Alois Nedvěd in September 2022, Eibenthal - Romania
Alois Nedvěd in September 2022, Eibenthal - Romania
photo: Post Bellum

Alois Nedvěd was born on 19 August 1949 in the Czech village of Eibenthal in the Romanian Banat. His father’s name was Augustin and during the Second World War he was drafted by German military units and subsequently deployed to the front, where he was wounded and then captured by the Red Army. In June of 1951, the Communist Party of Romania deported the family to the region of Baragan, at the time the witness’s mother was pregnant and his sister was born in exile. They lived there in wretched conditions, forced to collect cotton in order to fulfil their work quota.
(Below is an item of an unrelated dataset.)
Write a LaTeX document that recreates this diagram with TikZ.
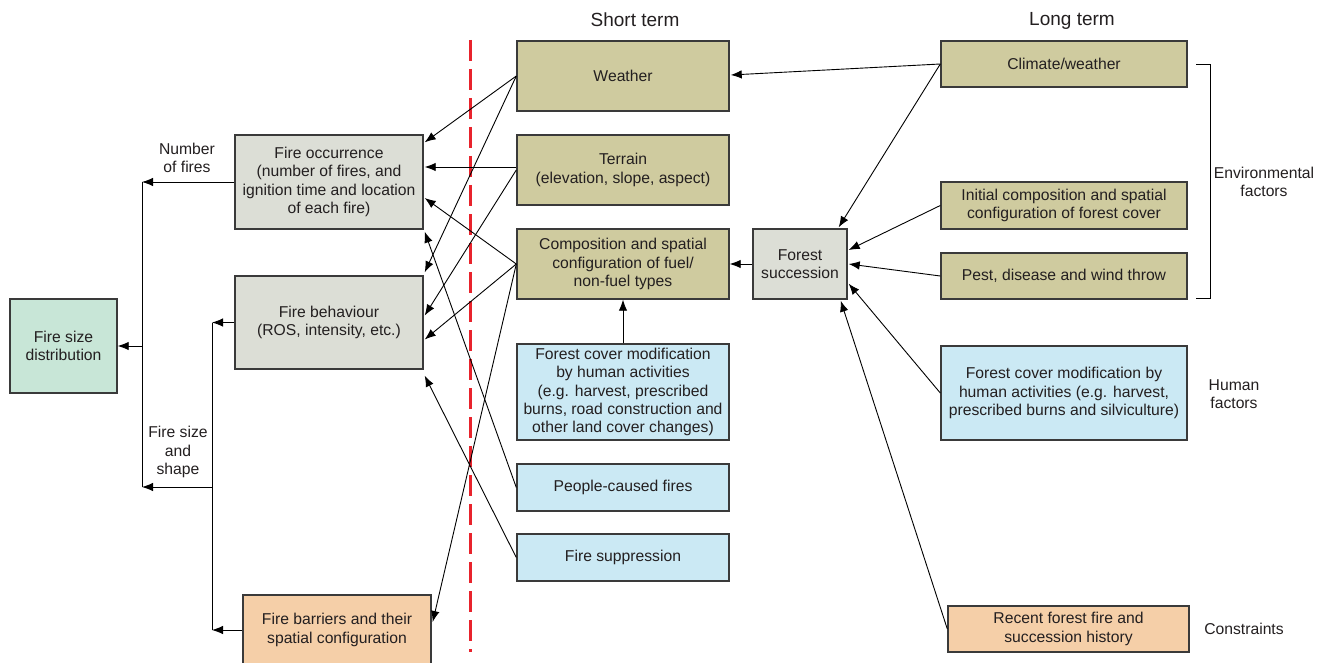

According to the witness’s testimony, they spent about half a year in the Baraganian steppe, after which a decision was made to allow miner’s families to leave for work in the town of Comănești in eastern Romania, where his father worked in the coal mines. They were only allowed to return home after the decision of the Ministry of the Interior issued in December 1955. After returning, they lived in the miner’s colony in Ujbányje, where the witness attended four years of school and the next three years in Eibenthal. After completing his engineering trade school, he worked for three years as a lathe operator and after military service, he returned to Eibenthal, where he married and worked in the asbestos and coal mines. After 1990, he began receiving financial compensation from the state for his deportation to Baragan. At the time of recording he was living in Eibenthal (September 2022).